Get Hard

Will Ferrell’s steep descent into total irrelevance continues with Get Hard, as the movie, which at least doesn’t feel completely improvised, suffers from a seriously (and increasingly) repetitive storyline and a dearth of laugh-out-loud funny jokes and gags. The narrative casts Ferrell as James King, a powerful stock broker who is arrested for fraud and quickly sentenced to 10 years behind bars. Fearing for his safety, James hires the man who washes his car (Kevin Hart’s Darnell) to show him how to survive in the notoriously tough San Quentin prison – although, unbeknownst to James, Darnell has never been in trouble with law in his life. It’s a fairly one-note premise that’s run into the ground to progressively pronounced effect by first-time filmmaker Etan Cohen, as Get Hard, for the most part, aims for the lowest-common-denominator it terms of its comedic elements – with the screenplay, by Jay Martel, Ian Roberts, and Cohen, emphasizing a series of unfunny set-pieces generally revolving around Ferrell’s character’s extreme “whiteness” (eg James brawls with a group of armed gang members).

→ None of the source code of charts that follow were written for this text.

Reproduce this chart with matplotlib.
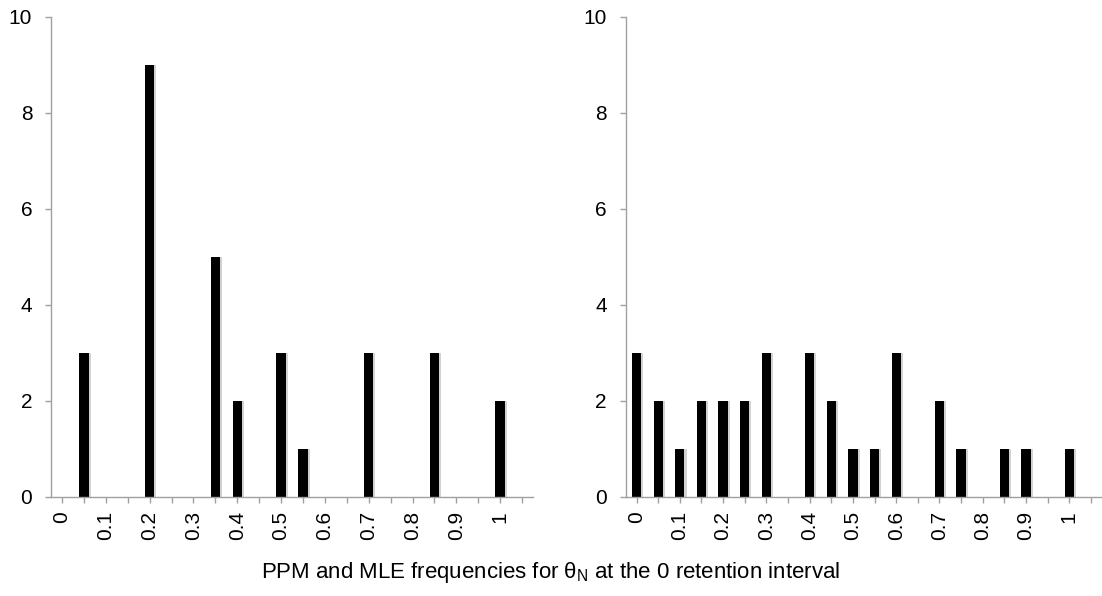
import matplotlib
matplotlib.use('Agg')
import matplotlib.pyplot as plt
import matplotlib.patheffects as pe

# === Data (frequency per 0.05 bin) ===
bins = [0, 0.05, 0.1, 0.15, 0.2, 0.25, 0.3, 0.35, 0.4, 0.45, 0.5,
        0.55, 0.6, 0.65, 0.7, 0.75, 0.8, 0.85, 0.9, 0.95, 1, 1.05]
ppm_counts = [0, 3, 0, 0, 9, 0, 0, 5, 2, 0, 3, 1, 0, 0, 3, 0, 0, 3, 0, 0, 2, 0]
mle_counts = [3, 2, 1, 2, 2, 2, 3, 0, 3, 2, 1, 1, 3, 0, 2, 1, 0, 1, 1, 0, 1, 0]
y_ticks = [0, 2, 4, 6, 8, 10]
title = 'PPM and MLE frequencies for \u03b8$_{\\mathrm{N}}$ at the 0 retention interval'

# === Style ===
plt.rcParams['font.family'] = ['Liberation Sans', 'DejaVu Sans']
plt.rcParams['mathtext.fontset'] = 'custom'
plt.rcParams['mathtext.rm'] = 'Liberation Sans'
plt.rcParams['font.size'] = 15
grey = '#a0a0a0'

fig = plt.figure(figsize=(11.02, 5.96), dpi=100)
ax1 = fig.add_axes([51 / 1102, 99.3 / 596, 482 / 1102, 480 / 596])
ax2 = fig.add_axes([625.7 / 1102, 99.3 / 596, 476 / 1102, 480 / 596])

labels = [f'{b:g}' if i % 2 == 0 else '' for i, b in enumerate(bins)]
pos = list(range(len(bins)))
shadow = [pe.SimplePatchShadow(offset=(1.5, -0.5), shadow_rgbFace='#808080', alpha=0.35), pe.Normal()]

for ax, counts in [(ax1, ppm_counts), (ax2, mle_counts)]:
    bars = ax.bar(pos, counts, width=0.43, color='black')
    for b in bars:
        b.set_path_effects(shadow)
    ax.set_xlim(-0.5, len(bins) - 0.5)
    ax.set_ylim(0, 10)
    ax.set_yticks(y_ticks)
    ax.set_xticks(pos)
    ax.set_xticklabels(labels, rotation=90)
    for side in ['top', 'right']:
        ax.spines[side].set_visible(False)
    for side in ['left', 'bottom']:
        ax.spines[side].set_color(grey)
        ax.spines[side].set_linewidth(1)
    ax.tick_params(axis='x', direction='out', length=4, width=1, color=grey, pad=6.5)
    ax.tick_params(axis='y', direction='out', length=4, width=1, color=grey, pad=9.5)

fig.text(0.5, 18 / 596, title, ha='center', va='baseline', fontsize=16)

fig.savefig('out.png', dpi=100)
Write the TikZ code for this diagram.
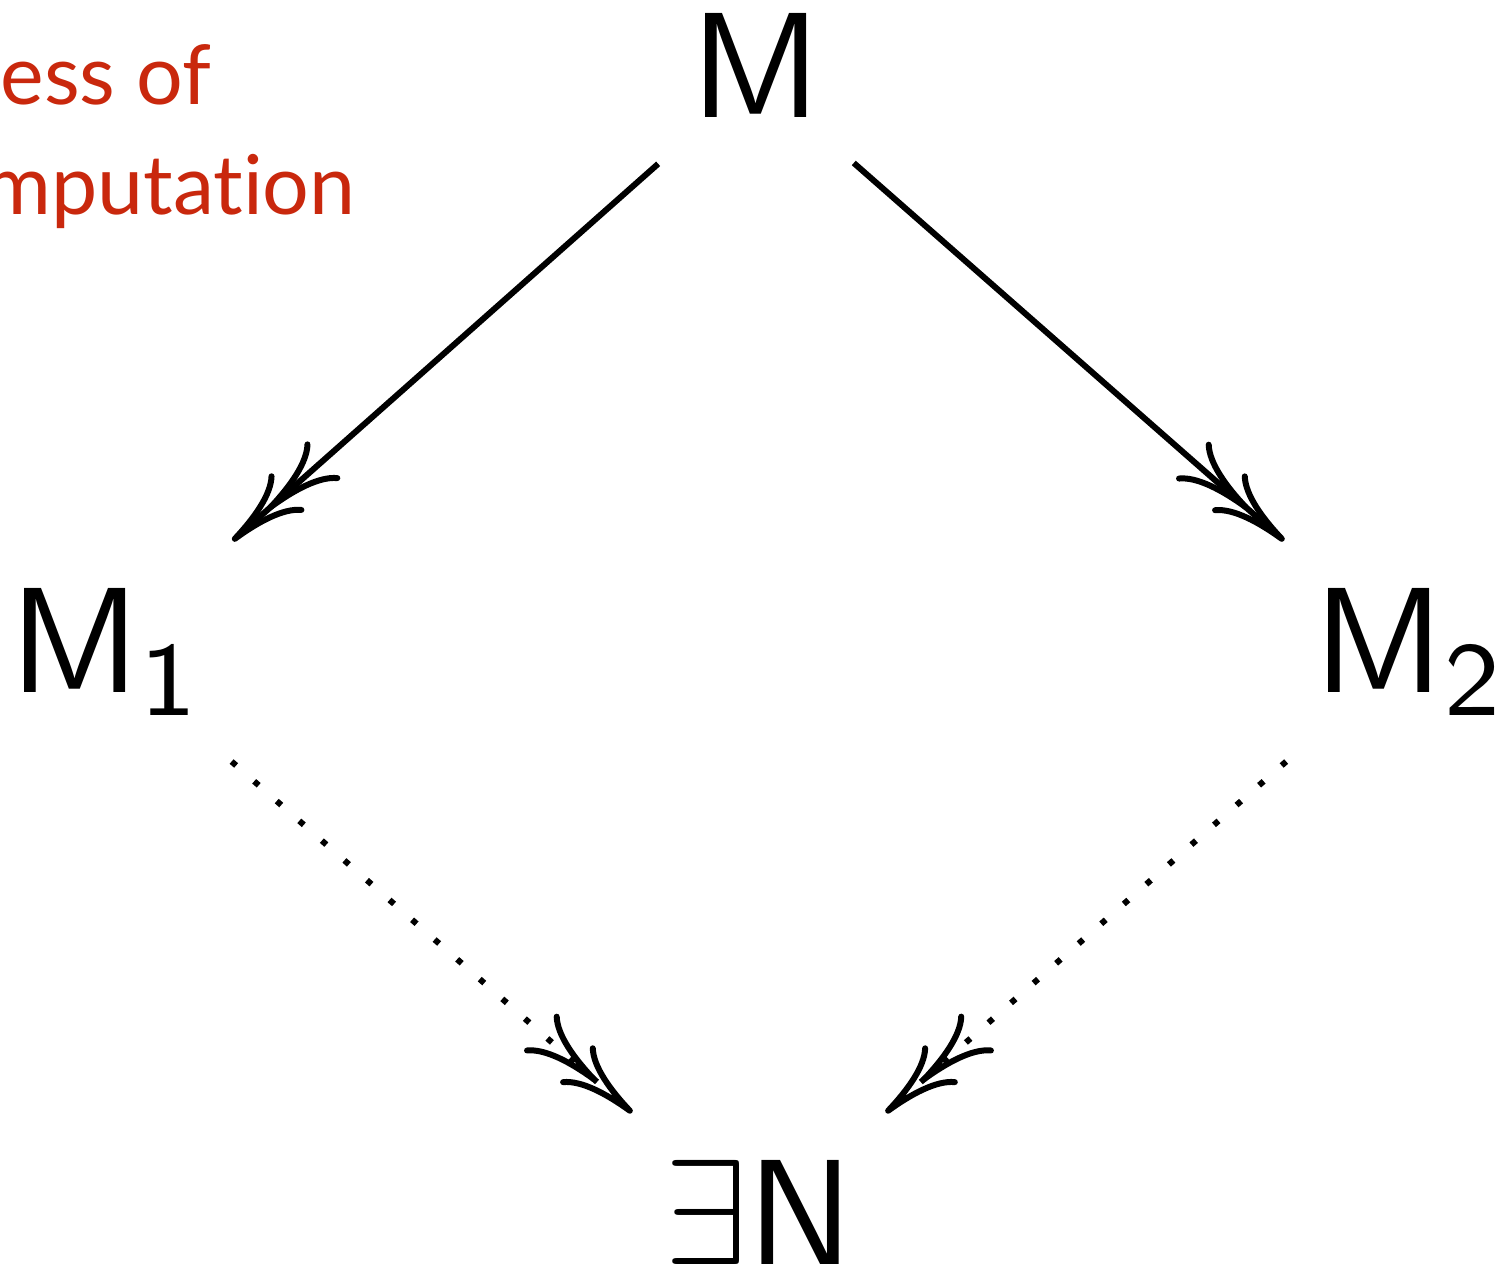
\documentclass[tikz,border=0pt]{standalone}
\usepackage{amsmath}
\usepackage{fontspec}
\usepackage{tikz}
\usetikzlibrary{arrows.meta}
\newfontfamily\notefont[Ligatures=NoCommon]{Lato}
\definecolor{noteRed}{HTML}{C9280D}

\begin{document}
\begin{tikzpicture}[
    obj/.style={anchor=base, text depth=1.5pt, font=\fontsize{10}{12}\selectfont},
    note/.style={anchor=base east, inner sep=0pt, text=noteRed, font=\notefont\fontsize{5.5}{7.3}\selectfont},
    reduce/.style={-{Computer Modern Rightarrow[length=5pt,width=3.4pt,sep=-1.8pt] Computer Modern Rightarrow[length=5pt,width=3.4pt]}, line width=0.4pt, shorten >=-0.5pt},
    confl/.style={reduce, dash pattern=on 0.4pt off 1.6pt},
]
    \path[use as bounding box, clip] (0,0) rectangle (100.67pt,-84.53pt);

    % Caption (cut off at the left)
    \node[note] (capA) at (14.3pt,-7pt) {ess of};
    \node[note] (capB) at (23.9pt,-14.33pt) {mputation};

    % Terms
    \node[obj] (m) at (50.4pt,-7.87pt) {$\mathsf{M}$};
    \node[obj] (m1) at (7.13pt,-46.2pt) {$\mathsf{M}_{\mathsf{1}}$};
    \node[obj] (m2) at (94.05pt,-46.2pt) {$\mathsf{M}_{\mathsf{2}}$};
    \node[obj] (n) at (50.6pt,-84.33pt) {$\exists\mathsf{N}$};

    % Arrows
    \draw[reduce, shorten <=-1.85pt] (m) -- (m1);
    \draw[reduce, shorten <=-1.85pt] (m) -- (m2);
    \draw[confl, shorten <=-0.7pt] (m1) -- (n);
    \draw[confl, shorten <=-0.7pt] (m2) -- (n);
\end{tikzpicture}
\end{document}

There’s little doubt, too, that Ferrell’s typically lazy performance goes a long way towards exacerbating the less-than-engrossing atmosphere, and it’s ultimately rather surprising to note that Hart, generally the worst aspect of a film, delivers a down-to-earth turn that stands as one of Get Hard‘s few positive elements – although, needless to say, his affable work is hardly enough to lift the proceedings out of its relentless doldrums.